Loop Linen Services hosted U.S. Senator Bill Cassidy (R‑LA) for a tour of its plant in Westwego, LA, to highlight the substantial transformative nature of the linen, uniform and facility services industry.
During the tour the Senator witnessed a technology‑driven operation that transforms soiled, unusable textiles into hygienically clean, reusable marketable products that businesses depend on every day. The visit offered a practical, on-the-floor view of why the linen, uniform and facility services sector argues it should be treated as a Qualified Production Activity (QPA) under federal tax policy—because its work looks and functions far more like production than a conventional service.
Loop Linen Service is a nearly century‑old enterprise founded in 1929 and still owned and operated by the Burke family, now in its fourth generation. The company has expanded from a small neighborhood laundry into a full‑service textile rental provider serving nearly 1,400 customers across Louisiana and Mississippi, including hospital services, while employing more than 120 people. In 2023, Loop Linen announced plans to invest $15 million to build a new 55,000‑square‑foot, state‑of‑the‑art commercial laundry facility in Jefferson Parish—an expansion that underscores how capital‑intensive and industrial today’s textile processing has become.
Cassidy’s interest in the sector is reinforced by his unique background. In addition to serving as Louisiana’s senior U.S. Senator, he is a practicing physician by training—a gastroenterologist—and has spent decades engaged in healthcare delivery and policy. That blend of legislative leadership and clinical experience matters when the discussion turns to how hospitals secure critical supplies such as gowns, scrubs and linens, and how those supplies affect infection prevention, staff protection and continuity of care.
Inside the plant, Cassidy observed the multi‑step process that commercial textile processors perform every day: controlled collection, sorting and segregation; carefully engineered wash chemistry; thermal disinfection; drying and finishing; inspection and repair; and packaging and delivery back to healthcare customers. This cycle restores textiles from an unusable, contaminated state to hygienically clean, marketable and functional products—often with third‑party certification and documented quality controls. For the industry, this is the essence of “substantial transformation,” the concept at the heart of QPA eligibility.
Cassidy’s tour also drew attention to a second, related priority: increasing the use of reusable healthcare textiles in hospitals and other medical facilities.
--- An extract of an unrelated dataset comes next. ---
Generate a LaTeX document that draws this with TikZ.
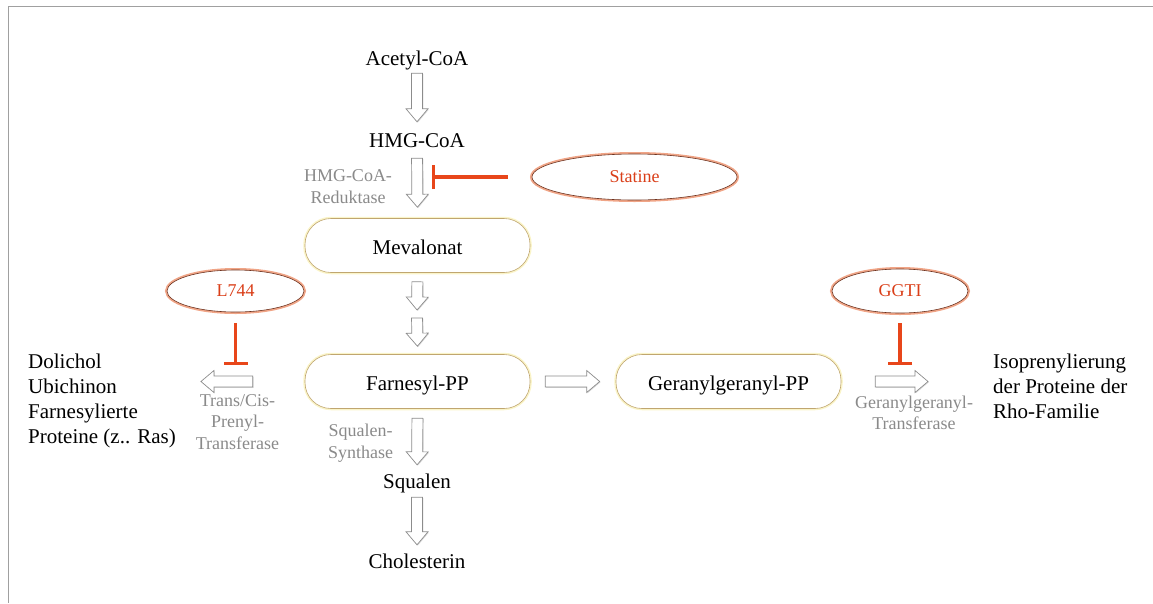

For Louisiana, the visit also reinforced the role of family-owned businesses like Loop Linen in anchoring local jobs, while supplying critical services to healthcare and other industries.
For federal policymakers, Cassidy’s firsthand look at industrial-scale textile processing adds tangible context to an often-misunderstood point: commercial laundry is a production process.
As Congress and federal agencies continue to refine domestic production incentives and preparedness policy, the key takeaway from Cassidy’s Loop Linen tour is straightforward: recognizing hygienically clean textile processing as a Qualified Production Activity would better reflect the sector’s production-like reality and help drive investment in modern facilities. At the same time, promoting a more balanced mix of reusable healthcare textiles would strengthen hospital supply chains and reduce waste—creating a safer, more sustainable healthcare infrastructure for the next crisis and for everyday patient care.